Making a Web App for NLP on Tweets
This week I used some natural language processing techniques and built a web app for exploring the tweets of the U.S. presidential candidates, or, as I call them, candidential tweets.
There are currently over 700 people who have officially filed with the FEC to run for president of the United States. I focused on 22 candidates -- 17 Republicans, 4 Democrats, and 1 from the Green Party -- and pulled their most recent tweets into Python using the twitter API and the Tweepy Python package. I first looked at some basic statistics; who has the most retweets? Who has the most favorites?
I should mention here that basing predictions of who will get their party nomination on Twitter favorites or retweets is quite dubious. It's one thing to click a 'like' or 'share' button on a social media site, but quite another to actually get your butt down to the polling station on election day. Also, some twitter users may retweet a candidate, not as an endorsement or show of support, but to ridicule them.
It's also still early in the nomination process, and a lot could change in the next year. What these numbers can show is simply the level of social media engagement each candidate achieves.
Next I used a Python package for text analysis, pattern.en. This package contains functions for extracting sentiment and mood from text. From the pattern.en documentation:
Written text can be broadly categorized into two types: facts and opinions. Opinions carry people's sentiments, appraisals and feelings toward the world. The pattern.en module bundles a lexicon of adjectives (e.g., good, bad, amazing, irritating, ...) that occur frequently in product reviews, annotated with scores for sentiment polarity (positive ↔ negative) and subjectivity (objective ↔ subjective).
The
sentiment()
function returns a(polarity, subjectivity)
-tuple for the given sentence, based on the adjectives it contains, where polarity is a value between -1.0 and +1.0 and subjectivity between 0.0 and 1.0. ... Accuracy is about 75% for movie reviews.
I extracted the polarity and subjectivity for each tweet using the sentiment function and then found the average polarity and subjectivity for each candidate's tweets.
To calculate the level of certainty for each candidate, I used the pattern.en modality funtion.
The
modality()
function returns the degree of certainty as a value between -1.0 and +1.0, where values > +0.5 represent facts. For example, "I wish it would stop raining" scores -0.35, whereas "It will stop raining" scores +0.75. Accuracy is about 68% for Wikipedia texts.

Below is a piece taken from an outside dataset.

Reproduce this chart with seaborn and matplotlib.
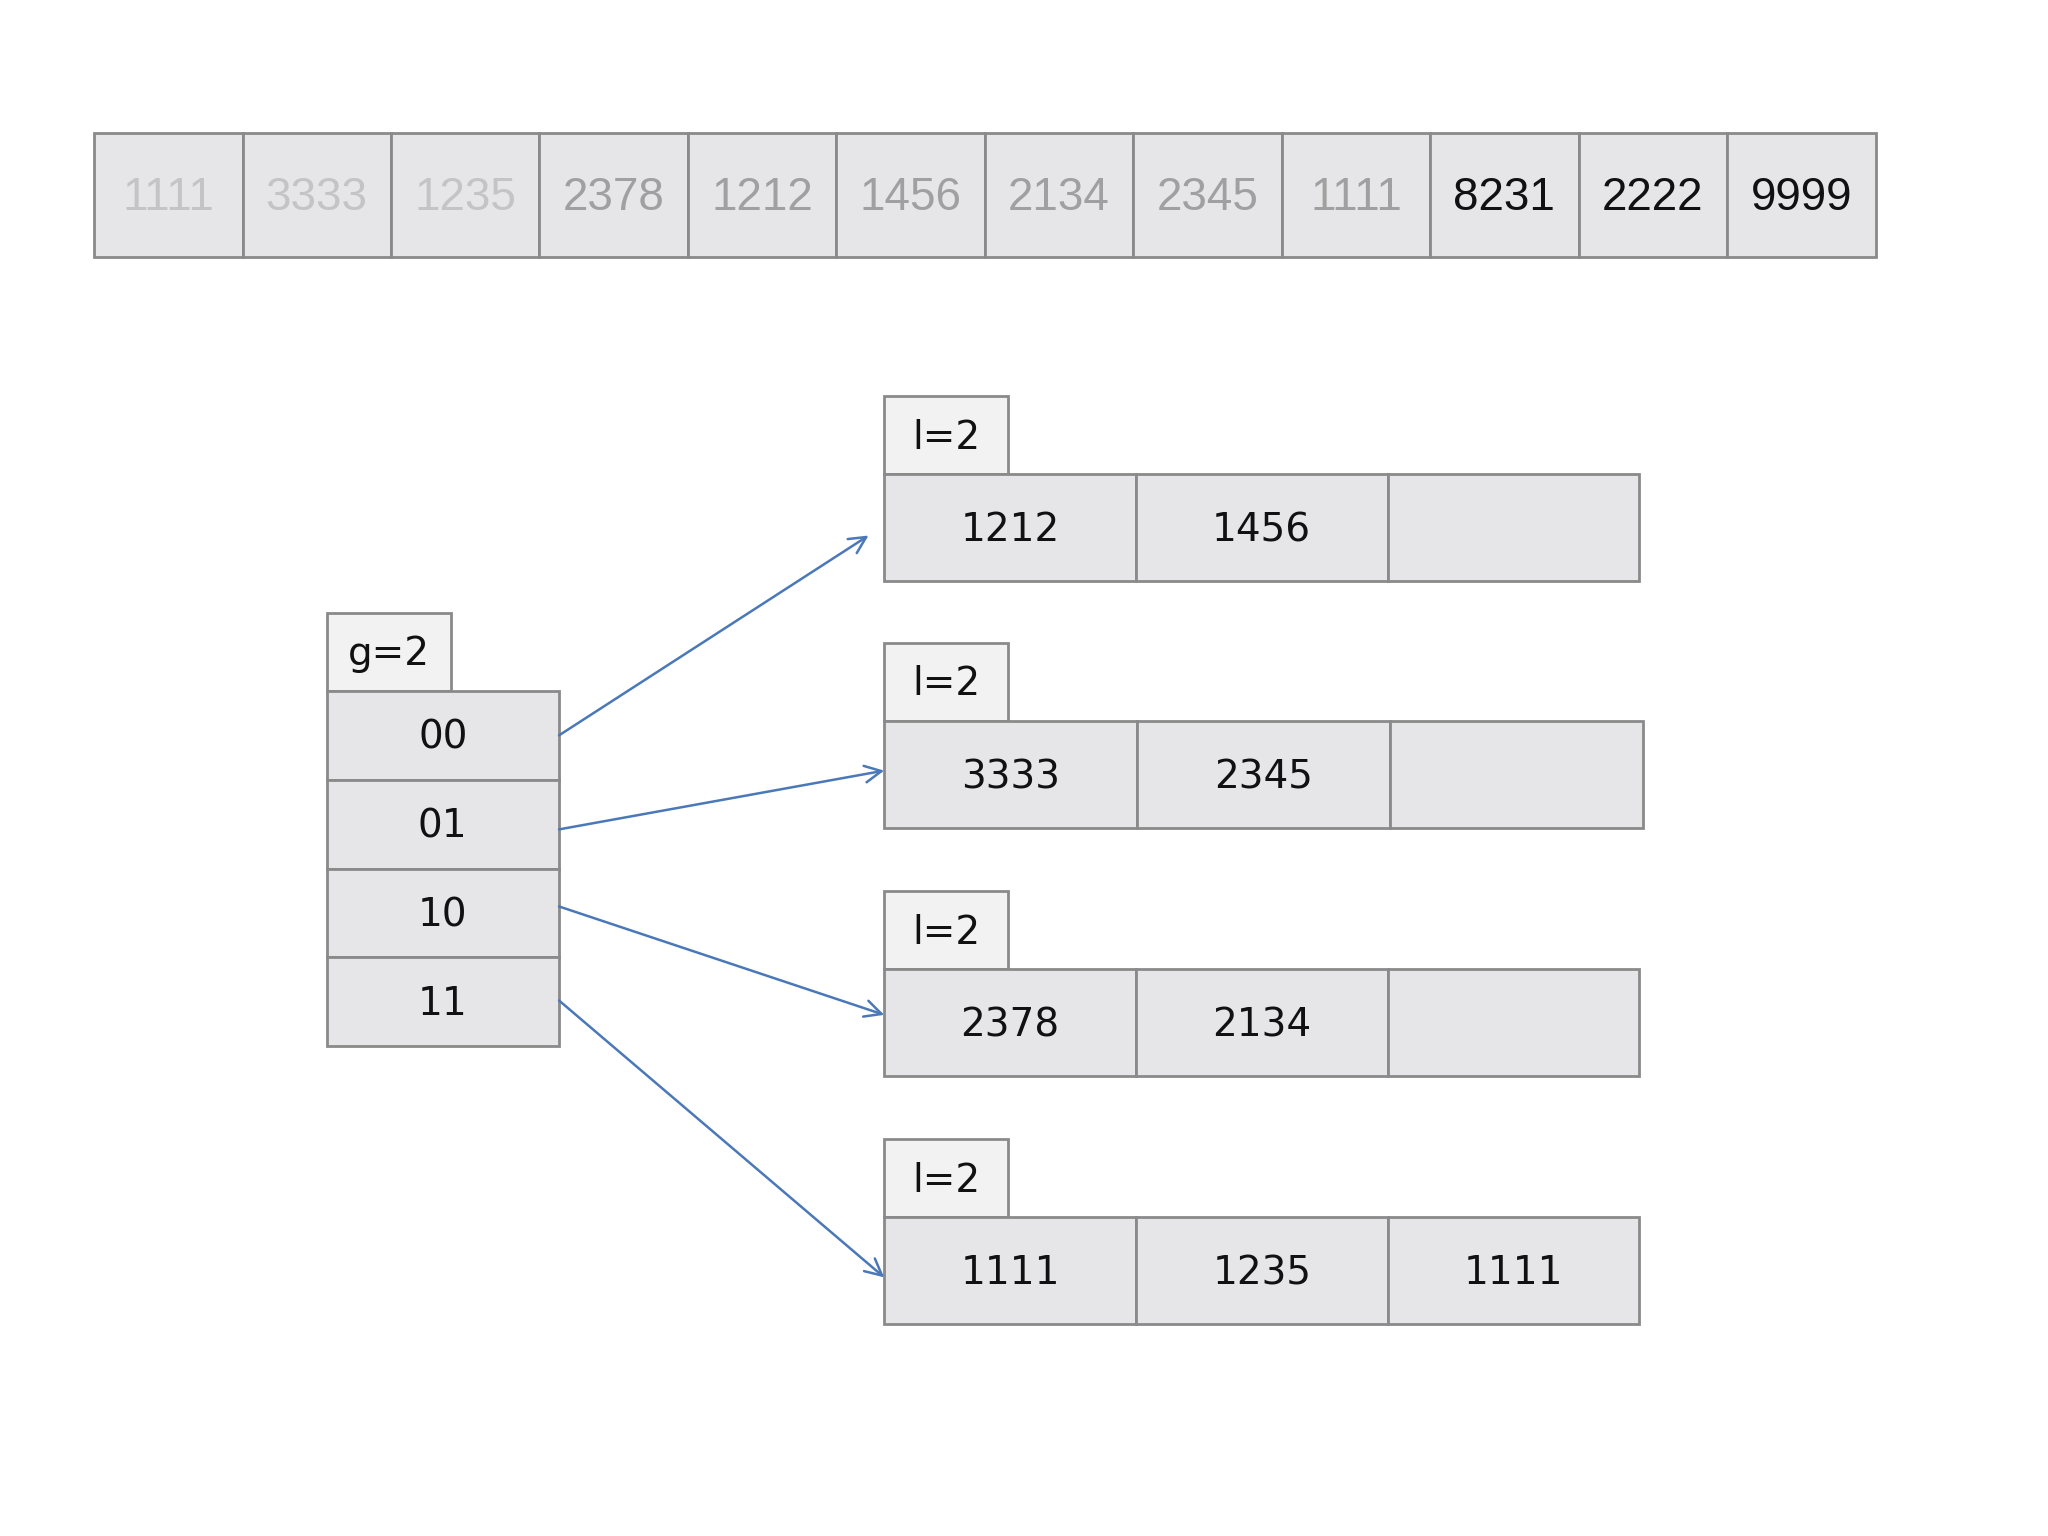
import matplotlib
matplotlib.use("Agg")
import matplotlib.pyplot as plt
from matplotlib.patches import Rectangle, FancyArrowPatch
import seaborn as sns

# top array of records
top_values = ["1111", "3333", "1235", "2378", "1212", "1456", "2134", "2345", "1111", "8231", "2222", "9999"]
top_shade = ["light", "light", "light", "mid", "mid", "mid", "mid", "mid", "mid", "dark", "dark", "dark"]

# directory
global_depth = "g=2"
dir_keys = ["00", "01", "10", "11"]

# buckets
local_depths = ["l=2", "l=2", "l=2", "l=2"]
bucket_values = [["1212", "1456", ""], ["3333", "2345", ""], ["2378", "2134", ""], ["1111", "1235", "1111"]]

sns.set_theme(style="white")
W, H = 1568, 1176
fig = plt.figure(figsize=(20.48, 15.36), dpi=100)
ax = fig.add_axes([0, 0, 1, 1])
ax.set_xlim(0, W)
ax.set_ylim(H, 0)
ax.axis("off")

cell_fc = "#e6e5e8"
edge = "#8a8a8a"
shade_col = {"light": "#c4c4c4", "mid": "#a0a0a0", "dark": "#111111"}


def box(x, y, w, h, text, fc=cell_fc, color="#111111", size=30, family="DejaVu Sans", ha="center", tx=None):
    ax.add_patch(Rectangle((x, y), w, h, facecolor=fc, edgecolor=edge, lw=2))
    if text:
        ax.text(tx if tx is not None else x + w / 2, y + h / 2 + 2, text, ha=ha, va="center",
                fontsize=size, color=color, family=family)


# top row
cw = (1436 - 72) / len(top_values)
for i, (v, s) in enumerate(zip(top_values, top_shade)):
    box(72 + i * cw, 102, cw, 95, v, color=shade_col[s], size=33, family="Liberation Sans")

# directory
box(250, 469, 95, 60, global_depth, fc="#f2f2f2", size=28)
dir_top = 529
for i, k in enumerate(dir_keys):
    box(250, dir_top + i * 68, 178, 68, k, size=28)

# buckets
row_y = [363, 552, 742, 932]
row_w = [578, 581, 578, 578]
for j, (ld, vals) in enumerate(zip(local_depths, bucket_values)):
    y = row_y[j]
    box(677, y - 60, 95, 60, ld, fc="#f2f2f2", size=28)
    bw = row_w[j] / 3
    for k, v in enumerate(vals):
        box(677 + k * bw, y, bw, 82, v, size=28)

# pointers from directory to buckets
starts = [563, 635, 694, 766]
ends = [(665, 410), (677, 590), (677, 777), (677, 978)]
for sy, (ex, ey) in zip(starts, ends):
    ax.add_patch(FancyArrowPatch((428, sy), (ex, ey), arrowstyle="->", mutation_scale=30,
                                 color="#4a78b8", lw=1.8, shrinkA=0, shrinkB=0))

fig.savefig("out.png", dpi=100, facecolor="white")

The documentation uses the term facts here to describe text with high modality, but I would argue that this does not indicate a level of truth, only the level of confidence or certainty expressed by the writer. I have seen many writers express absolute falsehoods with a high level of certainty.
With the modality function, I gave each tweet a certainty score and, again, found the average for each candidate's tweets. Unsurprisingly, presidential candidates express themselves with a high degree of certainty.
Finally, I packaged all of this into a script and created a simple web application using Spyre. You can see the app in action on my website or take a look at the code on GitHub.
While my original analysis was conducted on the 100 most recent tweets, I restricted the number of tweets to 20 for the web app. First, I felt this would give users more up to date information (most candidates tweet 20 times in just a few days). Second, it protects the web app from crashing due to exceding the rate limit of the Twitter API (which occured a few times during testing).
Personally, I'm quite curious to see how these numbers will change as election season continues.